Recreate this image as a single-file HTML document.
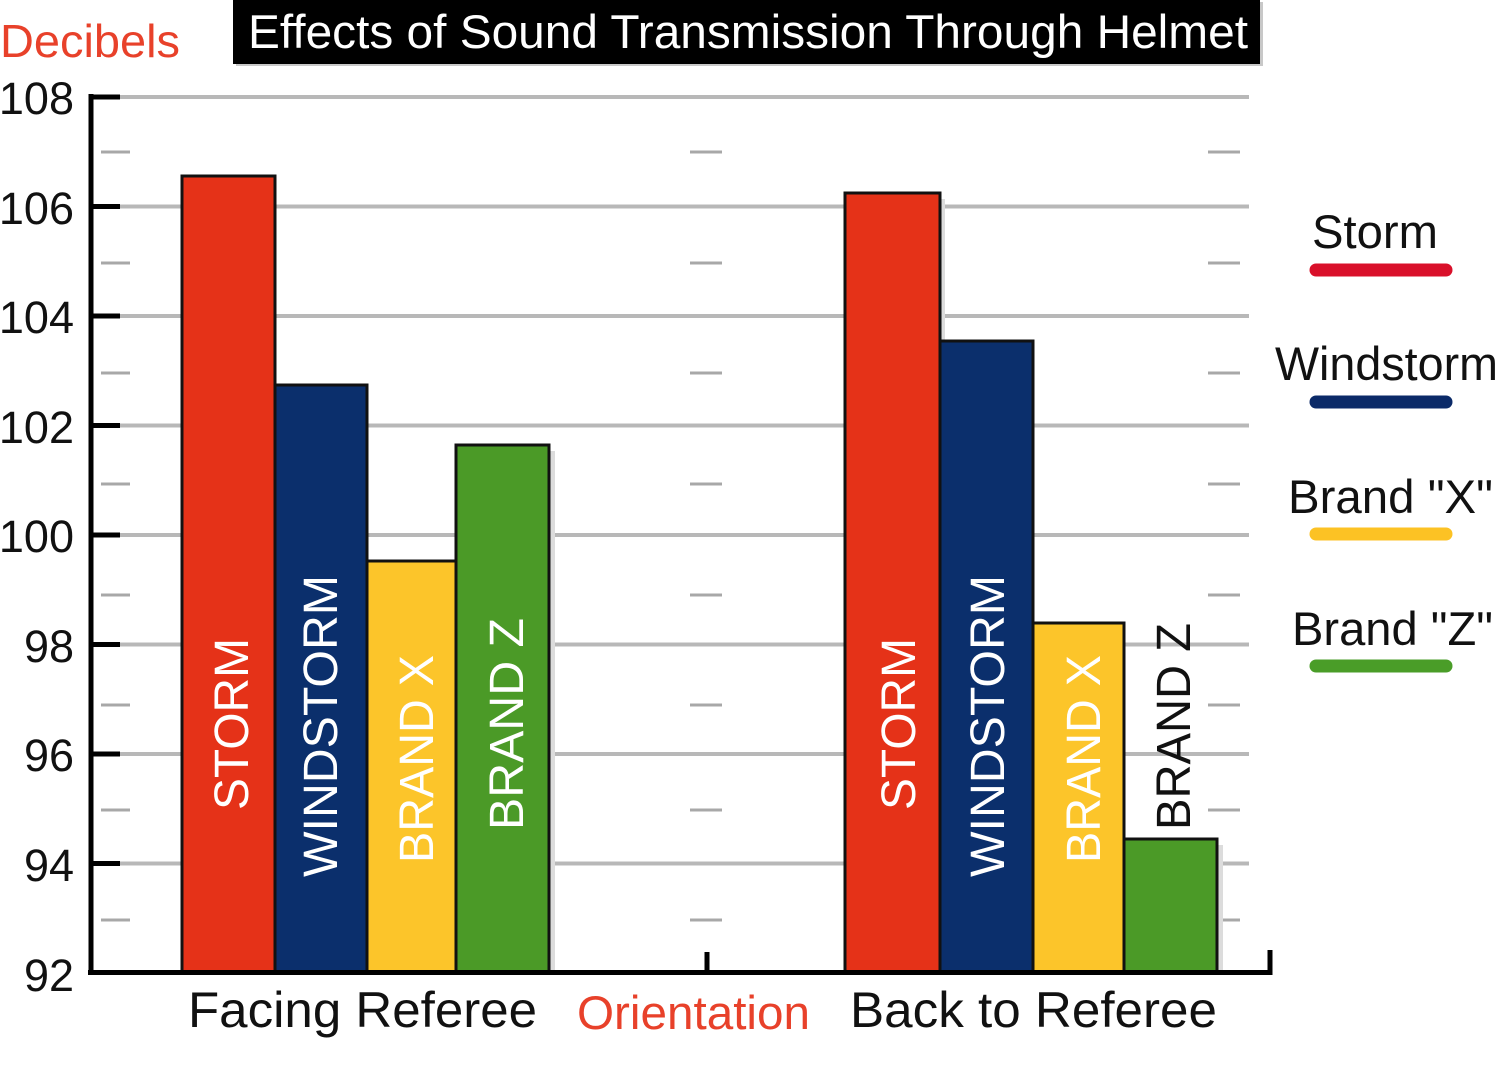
<!DOCTYPE html>
<html><head><meta charset="utf-8"><style>
html,body{margin:0;padding:0;background:#fff;}
svg{display:block;}
text{font-family:"Liberation Sans",Arial,sans-serif;}
</style></head><body>
<svg width="1500" height="1068" viewBox="0 0 1500 1068" xmlns="http://www.w3.org/2000/svg">
<rect width="1500" height="1068" fill="#fff"/>
<!-- title -->
<rect x="236" y="2" width="1027" height="64" fill="#c8c8c8"/>
<rect x="233" y="0" width="1027" height="64" fill="#000"/>
<text x="248" y="48" font-size="47" fill="#fff" textLength="1000" lengthAdjust="spacingAndGlyphs">Effects of Sound Transmission Through Helmet</text>
<text x="0" y="57" font-size="46" fill="#e8412a" textLength="180" lengthAdjust="spacingAndGlyphs">Decibels</text>
<!-- gridlines -->
<g stroke="#b8b8b8" stroke-width="4">
<line x1="120" y1="97" x2="1249" y2="97"/>
<line x1="120" y1="206.5" x2="1249" y2="206.5"/>
<line x1="120" y1="316" x2="1249" y2="316"/>
<line x1="120" y1="425.5" x2="1249" y2="425.5"/>
<line x1="120" y1="535" x2="1249" y2="535"/>
<line x1="120" y1="644.5" x2="1249" y2="644.5"/>
<line x1="120" y1="754" x2="1249" y2="754"/>
<line x1="120" y1="863.5" x2="1249" y2="863.5"/>
</g>
<g stroke="#a8a8a8" stroke-width="3">
<path d="M101 152H130M690 152H722M1208 152H1240"/>
<path d="M101 263H130M690 263H722M1208 263H1240"/>
<path d="M101 373H130M690 373H722M1208 373H1240"/>
<path d="M101 484H130M690 484H722M1208 484H1240"/>
<path d="M101 595H130M690 595H722M1208 595H1240"/>
<path d="M101 705H130M690 705H722M1208 705H1240"/>
<path d="M101 810H130M690 810H722M1208 810H1240"/>
<path d="M101 920H130M690 920H722M1208 920H1240"/>
</g>
<!-- shadows -->
<g fill="#dcdcdc">
<rect x="549" y="451" width="6" height="521"/>
<rect x="1217" y="845" width="6" height="127"/>
<rect x="940" y="199" width="5" height="142"/>
</g>
<!-- bars -->
<g stroke="#111" stroke-width="3">
<rect x="182" y="176" width="93" height="796" fill="#e53218"/>
<rect x="275" y="385" width="92" height="587" fill="#0b2f6c"/>
<rect x="367" y="561" width="89" height="411" fill="#fcc52a"/>
<rect x="456" y="445" width="93" height="527" fill="#4b9a27"/>
<rect x="845" y="193" width="95" height="779" fill="#e53218"/>
<rect x="940" y="341" width="93" height="631" fill="#0b2f6c"/>
<rect x="1033" y="623" width="91" height="349" fill="#fcc52a"/>
<rect x="1124" y="839" width="93" height="133" fill="#4b9a27"/>
</g>
<!-- bar labels -->
<g font-size="48" fill="#fff">
<text transform="translate(248,810) rotate(-90)" textLength="172" lengthAdjust="spacingAndGlyphs">STORM</text>
<text transform="translate(337,877) rotate(-90)" textLength="302" lengthAdjust="spacingAndGlyphs">WINDSTORM</text>
<text transform="translate(433,863) rotate(-90)" textLength="208" lengthAdjust="spacingAndGlyphs">BRAND X</text>
<text transform="translate(523,830) rotate(-90)" textLength="212" lengthAdjust="spacingAndGlyphs">BRAND Z</text>
<text transform="translate(915,810) rotate(-90)" textLength="172" lengthAdjust="spacingAndGlyphs">STORM</text>
<text transform="translate(1004,877) rotate(-90)" textLength="302" lengthAdjust="spacingAndGlyphs">WINDSTORM</text>
<text transform="translate(1100,863) rotate(-90)" textLength="208" lengthAdjust="spacingAndGlyphs">BRAND X</text>
<text transform="translate(1190,830) rotate(-90)" textLength="207" lengthAdjust="spacingAndGlyphs" fill="#111">BRAND Z</text>
</g>
<!-- axes -->
<g stroke="#000" stroke-width="5" fill="none">
<line x1="91" y1="94" x2="91" y2="975"/>
<line x1="88" y1="972.5" x2="1272" y2="972.5"/>
<line x1="707" y1="952" x2="707" y2="972"/>
<line x1="1270" y1="950" x2="1270" y2="975"/>
<path d="M91 97H120M91 206.5H120M91 316H120M91 425.5H120M91 535H120M91 644.5H120M91 754H120M91 863.5H120"/>
</g>
<!-- y tick labels -->
<g font-size="45" fill="#111" text-anchor="end">
<text x="74" y="114">108</text>
<text x="74" y="224">106</text>
<text x="74" y="333">104</text>
<text x="74" y="443">102</text>
<text x="74" y="552">100</text>
<text x="74" y="662">98</text>
<text x="74" y="771">96</text>
<text x="74" y="881">94</text>
<text x="74" y="991">92</text>
</g>
<!-- x labels -->
<text x="188" y="1027" font-size="50" fill="#111" textLength="349" lengthAdjust="spacingAndGlyphs">Facing Referee</text>
<text x="577" y="1029" font-size="47" fill="#e8412a" textLength="233" lengthAdjust="spacingAndGlyphs">Orientation</text>
<text x="850" y="1027" font-size="50" fill="#111" textLength="367" lengthAdjust="spacingAndGlyphs">Back to Referee</text>
<!-- legend -->
<g font-size="47" fill="#111">
<text x="1312" y="248" textLength="126" lengthAdjust="spacingAndGlyphs">Storm</text>
<text x="1275" y="380" textLength="223" lengthAdjust="spacingAndGlyphs">Windstorm</text>
<text x="1288" y="513" textLength="205" lengthAdjust="spacingAndGlyphs">Brand "X"</text>
<text x="1292" y="645" textLength="201" lengthAdjust="spacingAndGlyphs">Brand "Z"</text>
</g>
<g stroke-width="13" stroke-linecap="round">
<line x1="1316" y1="270" x2="1446" y2="270" stroke="#d9102a"/>
<line x1="1316" y1="402" x2="1446" y2="402" stroke="#0b2a68"/>
<line x1="1316" y1="534" x2="1446" y2="534" stroke="#fcc224"/>
<line x1="1316" y1="666" x2="1446" y2="666" stroke="#4a9d28"/>
</g>
</svg>
</body></html>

++++++

#### [GIVEN PROBLEM]
Exclude the images and reproduce the remaining data exactly.

#### [ANSWER]
Recreate this image as a single-file HTML document.
<!DOCTYPE html>
<html><head><meta charset="utf-8"><style>
html,body{margin:0;padding:0;background:#fff;}
svg{display:block;}
text{font-family:"Liberation Sans",Arial,sans-serif;}
</style></head><body>
<svg width="1500" height="1068" viewBox="0 0 1500 1068" xmlns="http://www.w3.org/2000/svg">
<rect width="1500" height="1068" fill="#fff"/>
<!-- title -->
<rect x="236" y="2" width="1027" height="64" fill="#c8c8c8"/>
<rect x="233" y="0" width="1027" height="64" fill="#000"/>
<text x="248" y="48" font-size="47" fill="#fff" textLength="1000" lengthAdjust="spacingAndGlyphs">Effects of Sound Transmission Through Helmet</text>
<text x="0" y="57" font-size="46" fill="#e8412a" textLength="180" lengthAdjust="spacingAndGlyphs">Decibels</text>
<!-- gridlines -->
<g stroke="#b8b8b8" stroke-width="4">
<line x1="120" y1="97" x2="1249" y2="97"/>
<line x1="120" y1="206.5" x2="1249" y2="206.5"/>
<line x1="120" y1="316" x2="1249" y2="316"/>
<line x1="120" y1="425.5" x2="1249" y2="425.5"/>
<line x1="120" y1="535" x2="1249" y2="535"/>
<line x1="120" y1="644.5" x2="1249" y2="644.5"/>
<line x1="120" y1="754" x2="1249" y2="754"/>
<line x1="120" y1="863.5" x2="1249" y2="863.5"/>
</g>
<g stroke="#a8a8a8" stroke-width="3">
<path d="M101 152H130M690 152H722M1208 152H1240"/>
<path d="M101 263H130M690 263H722M1208 263H1240"/>
<path d="M101 373H130M690 373H722M1208 373H1240"/>
<path d="M101 484H130M690 484H722M1208 484H1240"/>
<path d="M101 595H130M690 595H722M1208 595H1240"/>
<path d="M101 705H130M690 705H722M1208 705H1240"/>
<path d="M101 810H130M690 810H722M1208 810H1240"/>
<path d="M101 920H130M690 920H722M1208 920H1240"/>
</g>
<!-- shadows -->
<g fill="#dcdcdc">
<rect x="549" y="451" width="6" height="521"/>
<rect x="1217" y="845" width="6" height="127"/>
<rect x="940" y="199" width="5" height="142"/>
</g>
<!-- bars -->
<g stroke="#111" stroke-width="3">
<rect x="182" y="176" width="93" height="796" fill="#e53218"/>
<rect x="275" y="385" width="92" height="587" fill="#0b2f6c"/>
<rect x="367" y="561" width="89" height="411" fill="#fcc52a"/>
<rect x="456" y="445" width="93" height="527" fill="#4b9a27"/>
<rect x="845" y="193" width="95" height="779" fill="#e53218"/>
<rect x="940" y="341" width="93" height="631" fill="#0b2f6c"/>
<rect x="1033" y="623" width="91" height="349" fill="#fcc52a"/>
<rect x="1124" y="839" width="93" height="133" fill="#4b9a27"/>
</g>
<!-- bar labels -->
<g font-size="48" fill="#fff">
<text transform="translate(248,810) rotate(-90)" textLength="172" lengthAdjust="spacingAndGlyphs">STORM</text>
<text transform="translate(337,877) rotate(-90)" textLength="302" lengthAdjust="spacingAndGlyphs">WINDSTORM</text>
<text transform="translate(433,863) rotate(-90)" textLength="208" lengthAdjust="spacingAndGlyphs">BRAND X</text>
<text transform="translate(523,830) rotate(-90)" textLength="212" lengthAdjust="spacingAndGlyphs">BRAND Z</text>
<text transform="translate(915,810) rotate(-90)" textLength="172" lengthAdjust="spacingAndGlyphs">STORM</text>
<text transform="translate(1004,877) rotate(-90)" textLength="302" lengthAdjust="spacingAndGlyphs">WINDSTORM</text>
<text transform="translate(1100,863) rotate(-90)" textLength="208" lengthAdjust="spacingAndGlyphs">BRAND X</text>
<text transform="translate(1190,830) rotate(-90)" textLength="207" lengthAdjust="spacingAndGlyphs" fill="#111">BRAND Z</text>
</g>
<!-- axes -->
<g stroke="#000" stroke-width="5" fill="none">
<line x1="91" y1="94" x2="91" y2="975"/>
<line x1="88" y1="972.5" x2="1272" y2="972.5"/>
<line x1="707" y1="952" x2="707" y2="972"/>
<line x1="1270" y1="950" x2="1270" y2="975"/>
<path d="M91 97H120M91 206.5H120M91 316H120M91 425.5H120M91 535H120M91 644.5H120M91 754H120M91 863.5H120"/>
</g>
<!-- y tick labels -->
<g font-size="45" fill="#111" text-anchor="end">
<text x="74" y="114">108</text>
<text x="74" y="224">106</text>
<text x="74" y="333">104</text>
<text x="74" y="443">102</text>
<text x="74" y="552">100</text>
<text x="74" y="662">98</text>
<text x="74" y="771">96</text>
<text x="74" y="881">94</text>
<text x="74" y="991">92</text>
</g>
<!-- x labels -->
<text x="188" y="1027" font-size="50" fill="#111" textLength="349" lengthAdjust="spacingAndGlyphs">Facing Referee</text>
<text x="577" y="1029" font-size="47" fill="#e8412a" textLength="233" lengthAdjust="spacingAndGlyphs">Orientation</text>
<text x="850" y="1027" font-size="50" fill="#111" textLength="367" lengthAdjust="spacingAndGlyphs">Back to Referee</text>
<!-- legend -->
<g font-size="47" fill="#111">
<text x="1312" y="248" textLength="126" lengthAdjust="spacingAndGlyphs">Storm</text>
<text x="1275" y="380" textLength="223" lengthAdjust="spacingAndGlyphs">Windstorm</text>
<text x="1288" y="513" textLength="205" lengthAdjust="spacingAndGlyphs">Brand "X"</text>
<text x="1292" y="645" textLength="201" lengthAdjust="spacingAndGlyphs">Brand "Z"</text>
</g>
<g stroke-width="13" stroke-linecap="round">
<line x1="1316" y1="270" x2="1446" y2="270" stroke="#d9102a"/>
<line x1="1316" y1="402" x2="1446" y2="402" stroke="#0b2a68"/>
<line x1="1316" y1="534" x2="1446" y2="534" stroke="#fcc224"/>
<line x1="1316" y1="666" x2="1446" y2="666" stroke="#4a9d28"/>
</g>
</svg>
</body></html>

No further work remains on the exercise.